In the context of detecting threats, machine learning identifies and learns patterns of behavior that reveal an attack.

Supervised and unsupervised machine learning

Detecting threats requires two types of high-level data sets. The first is a global set of experiences that indicates how threats differ from normal or benign traffic. The second is a local set of experiences that reveal unusual or anomalous behaviors in a particular environment.

The first approach reveals behaviors that are always bad, regardless of the network in which it occurs, and the second reveals threats based on local context. Both are crucial to detecting threats and they must work cooperatively.

Supervised machine learning addresses the first approach by analyzing known malware, threats and attack techniques. It is guided by security researchers and data scientists who identify fundamental post-exploit behaviors that are consistent across all variants. This analysis then feeds algorithms that detect underlying malicious behaviors in network traffic.

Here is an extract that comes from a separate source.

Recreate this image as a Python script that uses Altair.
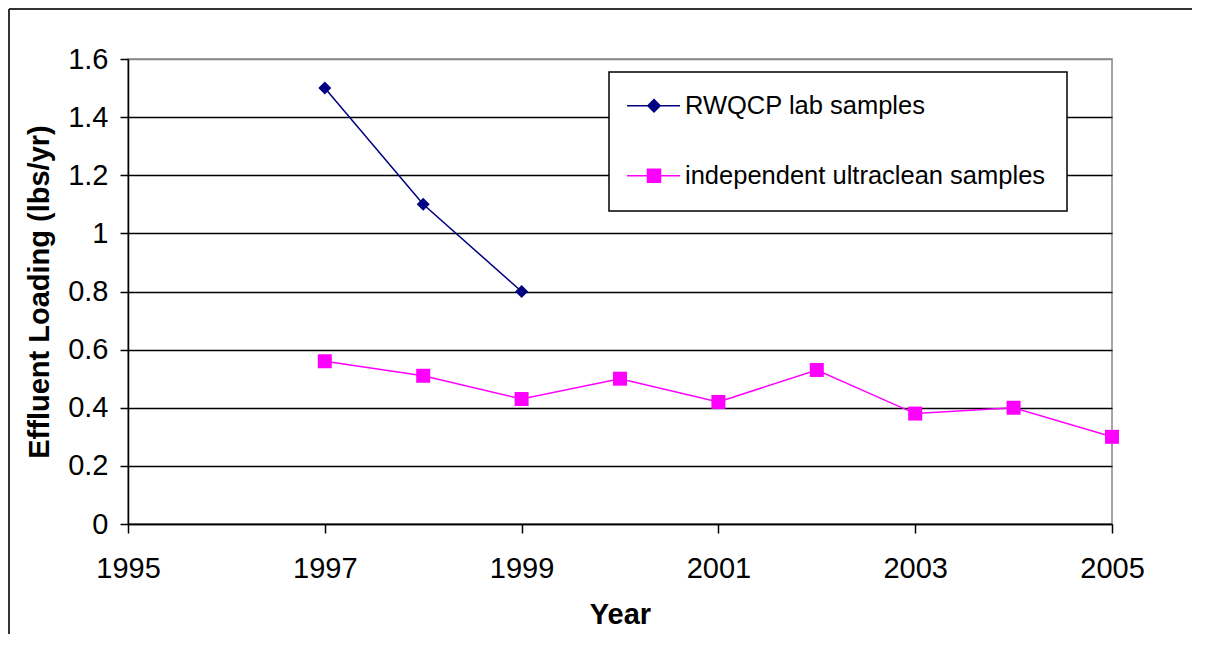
import altair as alt
import pandas as pd

# ---- data ----
series_names = ["RWQCP lab samples", "independent ultraclean samples"]
rwqcp_years = [1997, 1998, 1999]
rwqcp_values = [1.5, 1.1, 0.8]
ultra_years = [1997, 1998, 1999, 2000, 2001, 2002, 2003, 2004, 2005]
ultra_values = [0.56, 0.51, 0.43, 0.50, 0.42, 0.53, 0.38, 0.40, 0.30]
x_ticks = [1995, 1997, 1999, 2001, 2003, 2005]
y_ticks = [0, 0.2, 0.4, 0.6, 0.8, 1, 1.2, 1.4, 1.6]
series_colors = ["#000080", "#FF00FF"]

df = pd.concat([
    pd.DataFrame({"year": rwqcp_years, "value": rwqcp_values, "series": series_names[0]}),
    pd.DataFrame({"year": ultra_years, "value": ultra_values, "series": series_names[1]}),
], ignore_index=True)

W, H = 984, 465
PAD_R = 80
PAD_B = 110
FONT = "Liberation Sans"
TICK_FS = 29
TITLE_FS = 29
LEG_FS = 25.5

# legend symbols: line segment + marker (custom path, unit = sqrt(size)/2)
legend_paths = [
    "M-2.42,0L5.73,0M1.73,-0.95L2.68,0L1.73,0.95L0.78,0Z",
    "M-2.42,0L5.73,0M0.73,-1L2.73,-1L2.73,1L0.73,1Z",
]

x_enc = alt.X(
    "year:Q",
    scale=alt.Scale(domain=[1995, 2005], nice=False, zero=False),
    axis=alt.Axis(
        values=x_ticks, format="d", title="Year", grid=False, labelFlush=False,
        tickSize=9, labelPadding=21, titleX=W / 2, titleY=90,
        titleBaseline="middle", titleAlign="center",
    ),
)
y_enc = alt.Y(
    "value:Q",
    scale=alt.Scale(domain=[0, 1.6], nice=False),
    axis=alt.Axis(
        values=y_ticks, format="~g", title="Effluent Loading (lbs/yr)",
        grid=True, labelFlush=False,
        gridColor={"condition": {"test": "datum.value > 1.5", "value": "#888888"}, "value": "#000000"},
        tickSize=8, labelPadding=12, titleX=-89, titleY=H / 2,
        titleBaseline="middle", titleAlign="center", titleAngle=270,
    ),
)

base = alt.Chart(df)

line1 = base.transform_filter(alt.datum.series == series_names[0]).mark_line(
    color=series_colors[0], strokeWidth=1.5).encode(x=x_enc, y=y_enc)
pts1 = base.transform_filter(alt.datum.series == series_names[0]).mark_point(
    filled=True, shape="diamond", size=169, color=series_colors[0], opacity=1).encode(x=x_enc, y=y_enc)
line2 = base.transform_filter(alt.datum.series == series_names[1]).mark_line(
    color=series_colors[1], strokeWidth=1.5).encode(x=x_enc, y=y_enc)
pts2 = base.transform_filter(alt.datum.series == series_names[1]).mark_point(
    filled=True, shape="square", size=196, color=series_colors[1], opacity=1).encode(x=x_enc, y=y_enc)

leg = alt.Legend(
    title=None, orient="none", legendX=481, legendY=13,
    padding=21, rowPadding=43, labelOffset=29.5, labelLimit=0,
    labelFontSize=LEG_FS, labelFont=FONT, labelColor="#000000",
    strokeColor="#000000", fillColor="#FFFFFF",
    symbolSize=169, symbolStrokeWidth=1.5,
)
legend_layer = base.transform_filter("false").mark_point(
    filled=True, opacity=1, size=169, strokeWidth=1.5).encode(
    x=x_enc, y=y_enc,
    fill=alt.Fill("series:N", scale=alt.Scale(domain=series_names, range=series_colors), legend=leg),
    stroke=alt.Stroke("series:N", scale=alt.Scale(domain=series_names, range=series_colors), legend=leg),
    shape=alt.Shape("series:N", scale=alt.Scale(domain=series_names, range=legend_paths), legend=leg),
)

frame_df = pd.DataFrame({"k": [0]})
frame_top = alt.Chart(frame_df).mark_rule(color="#333333", strokeWidth=2).encode(
    x=alt.value(-119), x2=alt.value(W + PAD_R), y=alt.value(-50))
frame_left = alt.Chart(frame_df).mark_rule(color="#333333", strokeWidth=2).encode(
    x=alt.value(-119), y=alt.value(-50), y2=alt.value(H + PAD_B))

chart = alt.layer(line1, line2, pts1, pts2, legend_layer, frame_top, frame_left).properties(
    width=W, height=H,
    autosize=alt.AutoSizeParams(type="none"),
    padding={"left": 120, "top": 51, "right": PAD_R, "bottom": PAD_B},
    background="white",
).configure_view(
    stroke="#888888", strokeWidth=1.5,
).configure_axis(
    labelFont=FONT, labelFontSize=TICK_FS, labelColor="#000000",
    titleFont=FONT, titleFontSize=TITLE_FS, titleFontWeight="bold", titleColor="#000000",
    domainColor="#000000", domainWidth=1.5, tickColor="#000000", tickWidth=1.5,
    gridWidth=1.5,
).configure_legend(
    strokeWidth=1.5,
)

chart.save("out.html", embed_options={"renderer": "svg", "actions": False})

While global intelligence is extremely useful, some attacks are only revealed based on understanding the local context of the target network. Unsupervised machine learning refers to models that proactively recognize what is normal for a particular network and when behaviors deviate from that norm.

Both styles of machine learning are essential and work together to detect hidden threats. Likewise, both styles support detection algorithms based on information that is observed over extended periods of time.

Instead of detecting in a few milliseconds based on a single packet or flow of data, the new threat detection model learns and identifies attack behavior patterns over periods ranging from seconds to weeks.

Conclusion

The newest, most advanced threat detection model combines a wide array of industry-leading intelligence and detection techniques to see threats from all angles in real time. It represents a new, more effective and highly proficient detection methodology that leverages data science to detect threats that are missed by traditional security models.